HANOVER — Town officials plan to alter Hanover’s official logo, where necessary, to remove a Dartmouth College weather vane after college officials this week acknowledged it was offensive because of its depiction of a Native American.
The Hanover Selectboard discussed the issue on Monday night, and Town Manager Julia Griffin said the board “wants us to amend our logo going forward with no weather vane.”
The logo, which features Dartmouth’s Baker Library tower, appears in several places, including on police cruisers, letterhead, uniform patches, trailheads and on the Hanover website.
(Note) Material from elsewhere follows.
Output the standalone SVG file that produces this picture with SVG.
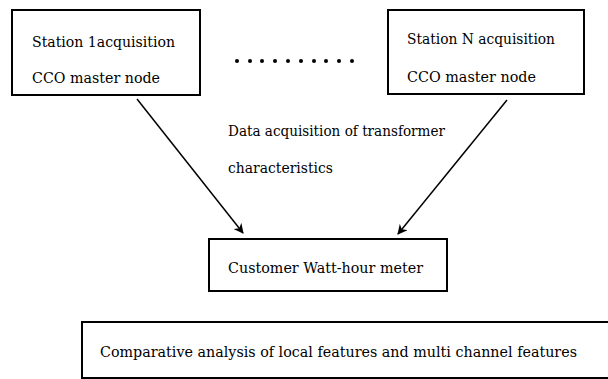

Dartmouth said it will replace the 600-pound weather vane atop the Baker tower after Native American students and some professors said it depicted racist stereotypes, including a Native American sitting on the ground smoking a pipe below the seated college founder, Eleazar Wheelock, with a barrel of rum nearby.
Griffin said via email that many of the logos in town show three pine trees on the weather vane, rather than the more troublesome figures. For now, those logos won’t be changed, she said.
“On signs that are more formal with a clearer depiction of the two people and the rum barrel, we will be painting out or otherwise eliminating the portion of the weather vane that has drawn the protest,” Griffin said.
Dartmouth plans to form a working group to assess iconography around campus and suggest a replacement for the weather vane.
Steven Malcolm Jump-Mora, one of the Native American students at Dartmouth who objected to the weather vane, said via email, that “going forward, we hope that the college can find an Indigenous artist to create a piece that will reclaim the highest point on campus, continuing to decolonize Dartmouth, and to represent its ever-developing commitment to Indigenous populations.”